JOHN SIPHER: Used to be when you retired from the Clandestine Service in the CIA, you had to stay under your previous cover.

MYRE: That's John Sipher. He has the perfect name for a spy, and that's exactly what he was for nearly 30 years at the CIA.

SIPHER: In recent years, retirees like myself have been able to what we call roll back cover and be able to talk about some of the things we did.

MYRE: The conference was organized by The Cipher Brief, which isn't named after John Sipher, though he writes for the online publication. It features analyses from former spies like Frank Archibald, speaking in this panel discussion about rebuilding fractured Muslim countries.

FRANK ARCHIBALD: You have to give people security, you have to give them justice. And you have to give them some sense of an economy that my children will do better than I will.

MYRE: Archibald sounds more like an aid worker than head of the CIA's Clandestine Service, his final job before retirement in 2015. Suzanne Kelly, a former reporter, created The Cipher Brief three years ago.

SUZANNE KELLY: What we're really trying to do, and I think what we've done, is change the culture of agencies that have been told their entire - you know, people who have been told their entire careers, don't talk to the media, the media are bad.

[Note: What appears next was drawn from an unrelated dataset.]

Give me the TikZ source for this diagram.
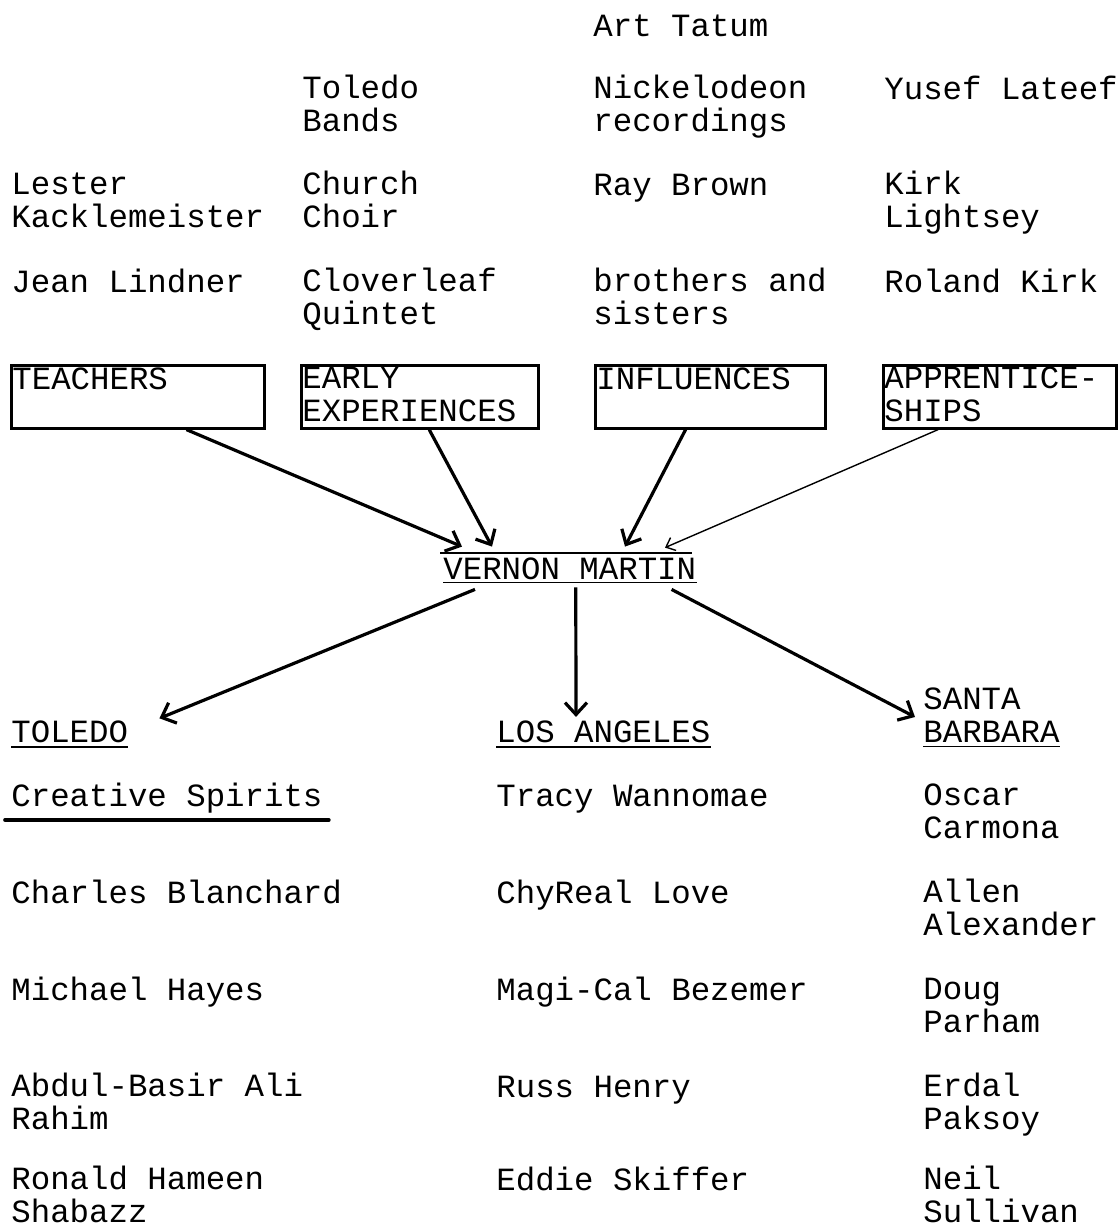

MYRE: Michael Hayden's view began to change in 2013 when NSA contractor Edward Snowden revealed the extent of eavesdropping programs that remain controversial. Hayden says the Agency worked with the White House, Congress and the courts, but it didn't communicate with the public until it was forced to. He says that was a mistake.

HAYDEN: And hence, you see an awful lot of folks like me within the bounds of classification trying to describe to the broader public what it is we do and why so as to get their understanding and, if not their enthusiastic approval, at least their acceptance.

MYRE: President Trump has questioned the intelligence agencies and their findings regarding Russia's meddling in the 2016 election. As some retirees fire back, it raises questions about their long tradition of neutrality. Ex-CIA chief John Brennan has tweeted just over 20 times yet he's amassed more than 200,000 followers by lambasting the president. Here's a voiceover of a recent one.

UNIDENTIFIED PERSON: (Reading tweet) When the full extent of your venality, moral turpitude and political corruption becomes known, you will take your rightful place as a disgraced demagogue in the dustbin of history.

MYRE: John Sipher began speaking out last year after the Russia dossier compiled by former British spy Christopher Steele became public.

SIPHER: Since I had served in Russia and I was aware of Mr. Steele and aware of how the Russian intelligence services worked, a number of people reached out to ask questions.

MYRE: A CIA spokesman stresses that no employee, active or retired, can divulge classified information. And anything they write must be approved in advance by the Agency. But in a changing media landscape, it's complicated.

SIPHER: How do you go on television? And the answer was sort of a joking, like, they don't really have a process. We assume that you sort of understand where the line is.

MYRE: That line is moving, but there's still a lot that goes unsaid. Greg Myre, NPR News, Sea Island, Ga.